Many events can’t proceed without government-backed cancellation insurance, a committee of MPs says.
UK music festivals face “another lost summer” due to the government’s refusal to back insurance for events at risk, a committee of MPs has found.
A report into the sector’s future said the government should provide a safety net for live events set to take place after 21 June.
Several major festivals have been axed for the second year running.
The government said it was “continuing to work flat out to support festivals and live events”.
Glastonbury and BST Hyde Park will not take place this year, but others, like Latitude and Download, are currently scheduled to go ahead.
The latter was called off in March but has since been resurrected as a government test event, albeit with a significantly reduced capacity.
On 21 June, the government hopes to move to the final stage of its roadmap for lifting lockdown.
Restrictions on large events such as music festivals will be lifted if lockdown relaxations go ahead as planned.

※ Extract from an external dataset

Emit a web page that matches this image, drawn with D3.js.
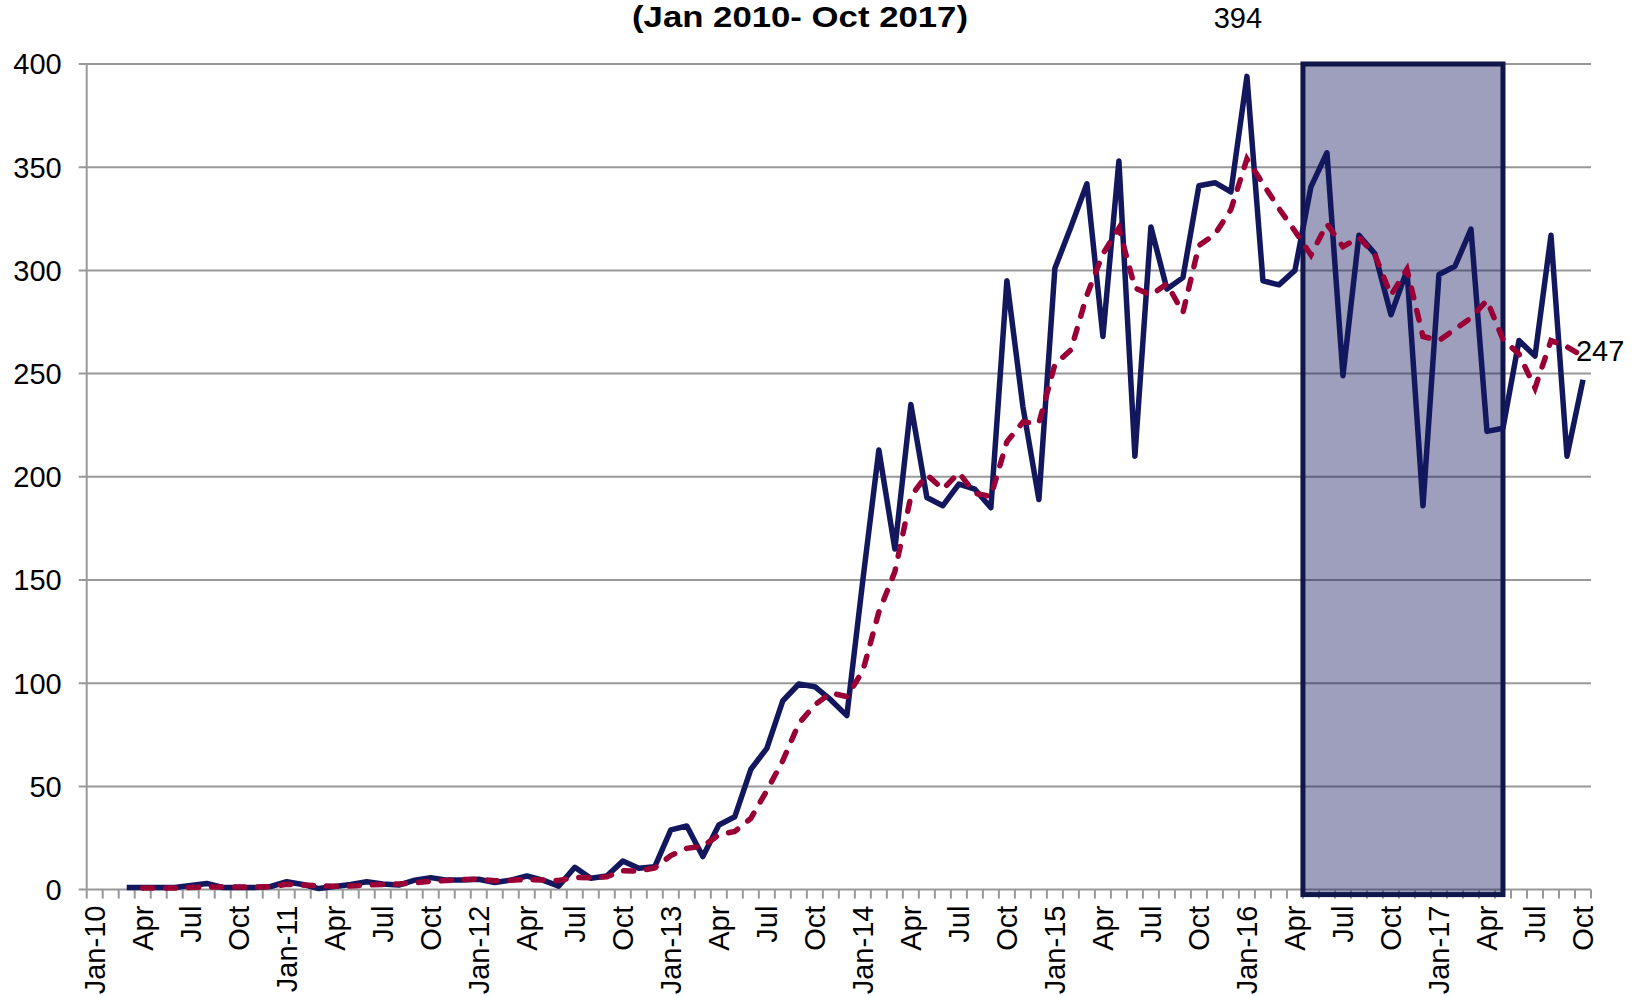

But according to the Department for Digital, Culture, Media and Sport (DCMS) committee, the government “has ruled out offering any support before all restrictions on the roadmap are lifted”.
This, it said in a 42-page report published on Saturday, “would be simply be too late for festivals this summer” given the long lead-up times involved.
Julian Knight MP, chair of the DCMS committee, claimed music festivals had been treated “as the poor relation” by the government.
“Events need to know now whether the government will back them, or they simply won’t take place this year,” he continued.
Many of the festivals that have already cancelled cited the inability to obtain cancellation insurance as a factor in their decision.
Others have moved to seemingly safer dates later in the summer, with the August bank holiday weekend proving particularly popular.
Glastonbury organisers have secured a licence for a one-off concert in September that up to 50,000 people could attend.
The regular festival normally takes place in June and attracts 200,000 people to Worthy Farm near Pilton, Somerset.
A government spokesperson told BBC News: “We are continuing to work flat out to support festivals and live events.
“Our Events Research Programme has explored how festivals can get back up and running safely and festival organisers have received more than £34 million from our unprecedented Culture Recovery Fund, with more support on the way.
“We will continue to look at what assistance may be required as we move cautiously but irreversibly through the roadmap, including looking at the issue of indemnity cover.”
Meanwhile, Culture Secretary Oliver Dowden has launched the competition to find the place that will be the UK’s City of Culture in 2025.
The winning city or town will be announced in spring 2022 and will inherit the mantle from Coventry, UK City of Culture 2021.
The title, first held by Derry-Londonderry in 2013, is awarded every four years. Up to six places will be longlisted before the winner is revealed.
Mr Dowden said the contest offered successful entrants “a fantastic showcase” that would “drive economic regeneration and boost local pride”.